= Gwesela West =

Ward in Kwekwe District, Zimbabwe

Gwesela West is ward number 9 of the 33 wards in Zibagwe Rural District Council of Kwekwe District, Zimbabwe . Its center is at Senkwasi Irrigation Scheme 14.5 km north east of Zhombe Joel ( Zhombe Joel is along the Kwekwe Gokwe Road) and 14.5 km south of Columbina Rural Service Center (Columbina-Empress is along the Kadoma-Gokwe Road).

Kwekwe is 55.5 km south-east and Kadoma 67 km north-east. (by air)

==Background==

The ward gets its name from Chief Gwesela who is the traditional leader of this ward, parts of Empress Mine Ward and Zhombe Central Ward.

==Municipality==

The Zibagwe Rural District Council runs the ward and at present the ward is represented by a female councillor, on a ZANU-PF ticket.

==Public Service==

The center (Senkwasi Hall) is one of the 46 polling stations in this Zombe Constituency set by ZEC, the Zimbabwe Electoral Commission.
The other polling stations in this ward are
- #14 Bhamala Primary School (there are 2 polling stations at Bhamala. The other one is a tent pitched opposite the school for Empress Mine Ward voters),
- #18 St Faith Primary School,
- #19 Sengezi Primary School and
- #21 St Pauls Primary School.
The current (2013–2018) Member of Parliament for Zombe Constituency Hon. Daniel Mackenzie Ncube comes from this ward.

==Business Centers==

- St Faith (Manzamunyama) koMatatu
- Senkwasi St Pauls kwaGawu
- Senkwasi koNjaku

==Schools==

Primary School

- St Faith Primary School (Manzimunyama) established in 1964
- Sengezi Primary School established in 1965
- St Pauls Primary School established in 1961

Secondary School

- St Faith Secondary School (Manzimunyama) established in 1982
- Sengezi Secondary School established in 2005 (?)

==Agricultural Services==

- Senkwasi Irrigation Scheme, the smaller of the two irrigation schemes in Zhombe is situated here north of Senkwasi Dam.
The larger irrigation scheme is Ngondoma Irrigation Scheme 18 km north, in Mabura Ward.

==Health Center==

Senkwasi Clinic, about 800 metres south west from Senkwasi Hall is staffed by 1 nurse, and has 8 general beds.

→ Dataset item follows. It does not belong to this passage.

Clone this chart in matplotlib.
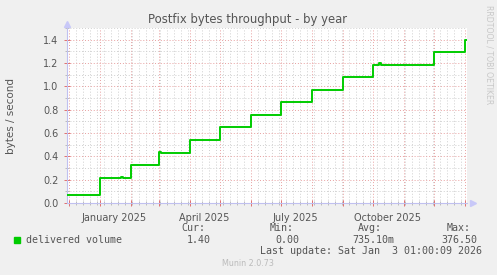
import matplotlib
matplotlib.use("Agg")
import matplotlib.pyplot as plt
import matplotlib.dates as mdates
from matplotlib.patches import Rectangle
from datetime import datetime, timedelta

# step changes of the "delivered volume" series (bytes / second)
step_dates = ["2024-11-29", "2025-01-01", "2025-01-22", "2025-01-24", "2025-02-01",
              "2025-03-01", "2025-03-03", "2025-04-01", "2025-05-01", "2025-06-01",
              "2025-07-01", "2025-08-01", "2025-09-01", "2025-10-01", "2025-10-07",
              "2025-10-09", "2025-12-01", "2026-01-01", "2026-01-04"]
step_values = [0.066, 0.212, 0.222, 0.212, 0.324,
               0.440, 0.427, 0.539, 0.653, 0.753,
               0.865, 0.968, 1.080, 1.186, 1.198,
               1.183, 1.295, 1.400, 1.400]

x_labels = ["January 2025", "April 2025", "July 2025", "October 2025"]
x_label_dates = ["2025-01-16", "2025-04-16", "2025-07-16", "2025-10-16"]
y_ticks = [0.0, 0.2, 0.4, 0.6, 0.8, 1.0, 1.2, 1.4]

W, H = 497, 275
def fx(x): return x / W
def fy(y): return 1 - y / H

fig = plt.figure(figsize=(W / 100, H / 100), dpi=100, facecolor="#f0f0f0")
ax = fig.add_axes([fx(67), fy(203), 400 / W, 175 / H], facecolor="white")

t_end = datetime(2026, 1, 3, 12)
t_start = t_end - timedelta(days=400)
dates = [datetime.strptime(d, "%Y-%m-%d") for d in step_dates]
ax.plot(dates, step_values, drawstyle="steps-post", color="#00cc00", lw=1.4, zorder=5)
ax.set_xlim(t_start, t_end)
ax.set_ylim(0, 1.5)

# grid: months red, weeks gray, like rrdtool
red = "#e8a0a0"
gray = "#cfcfcf"
dot = (0, (1, 2))
ax.xaxis.set_major_locator(mdates.MonthLocator())
ax.xaxis.set_minor_locator(mdates.WeekdayLocator(byweekday=mdates.SU))
ax.yaxis.set_major_locator(plt.FixedLocator(y_ticks))
ax.yaxis.set_minor_locator(plt.MultipleLocator(0.1))
ax.grid(which="minor", color=gray, lw=0.7, ls=dot)
ax.grid(which="major", color=red, lw=0.7, ls=dot)
ax.set_axisbelow(True)
ax.tick_params(which="major", direction="inout", length=4, width=0.7, color="#e07070",
               labelsize=7, labelcolor="#555555", pad=4)
ax.tick_params(which="minor", direction="inout", length=3, width=0.7, color="#bbbbbb")
ax.set_xticklabels([])
ax.set_yticklabels(["%.1f" % v for v in y_ticks])

for lab, d in zip(x_labels, x_label_dates):
    ax.text(datetime.strptime(d, "%Y-%m-%d"), -0.055, lab, transform=ax.get_xaxis_transform(),
            ha="center", va="top", fontsize=7, color="#555555")

for s in ["top", "right"]:
    ax.spines[s].set_visible(False)
for s in ["left", "bottom"]:
    ax.spines[s].set_color("#c0c0f0")
    ax.spines[s].set_linewidth(0.8)
ax.plot([0], [1.025], marker="^", ms=4, color="#c8c8f8", transform=ax.transAxes, clip_on=False)
ax.plot([1.015], [0], marker=">", ms=4, color="#c8c8f8", transform=ax.transAxes, clip_on=False)

ax.set_ylabel("bytes / second", fontsize=7.5, color="#555555")
ax.yaxis.set_label_coords(-0.128, 0.5)

fig.text(fx(248), fy(19), "Postfix bytes throughput - by year", ha="center", va="center",
         fontsize=8.4, color="#555555")
fig.text(fx(489), fy(5), "RRDTOOL / TOBI OETIKER", rotation=270, ha="center", va="top",
         fontsize=5.6, color="#c8c8c8")

mono = dict(family="DejaVu Sans Mono", fontsize=7.2, color="#555555", va="center")
fig.patches.append(Rectangle((fx(14), fy(243)), 6 / W, 6 / H, transform=fig.transFigure,
                             color="#00cc00"))
fig.text(fx(26), fy(240), "delivered volume", ha="left", **mono)
for name, x0 in [("Cur:", 181), ("Min:", 270), ("Avg:", 358), ("Max:", 447)]:
    fig.text(fx(x0), fy(228), name, ha="left", **mono)
for val, x1 in [("1.40", 211), ("0.00", 299), ("735.10m", 394), ("376.50", 477)]:
    fig.text(fx(x1), fy(240), val, ha="right", **mono)
fig.text(fx(482), fy(251), "Last update: Sat Jan  3 01:00:09 2026", ha="right", **mono)
fig.text(fx(248), fy(264), "Munin 2.0.73", ha="center", va="center", fontsize=5.8, color="#bbbbbb")

fig.savefig("out.png", dpi=100, facecolor=fig.get_facecolor())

The clinic serves people from parts of wards 8 and 10 and almost the whole of Gwesela West.

Senkwasi (Sengwazi) clinic is the 1336th of the 1390 health centers in Zimbabwe and the 16th of the 46 in Kwekwe District according to 2004 statistics.

==Neighbouring Wards==

- Mabura Ward 6 to the north.
- Empress Mine Ward 8 to the east and north east.
- Zhombe Central Ward 10 to the south and south west.
- Ward 12 to the west and south west.
This ward includes areas like Champeni, Fafi and Vulamachena.

==Animal Health Services==

- Senkwasi Veterinary Station at Senkwasi Irrigation Scheme Compound.
- Bhuma-Bhamala Dip Tank near Bhamala Primary School.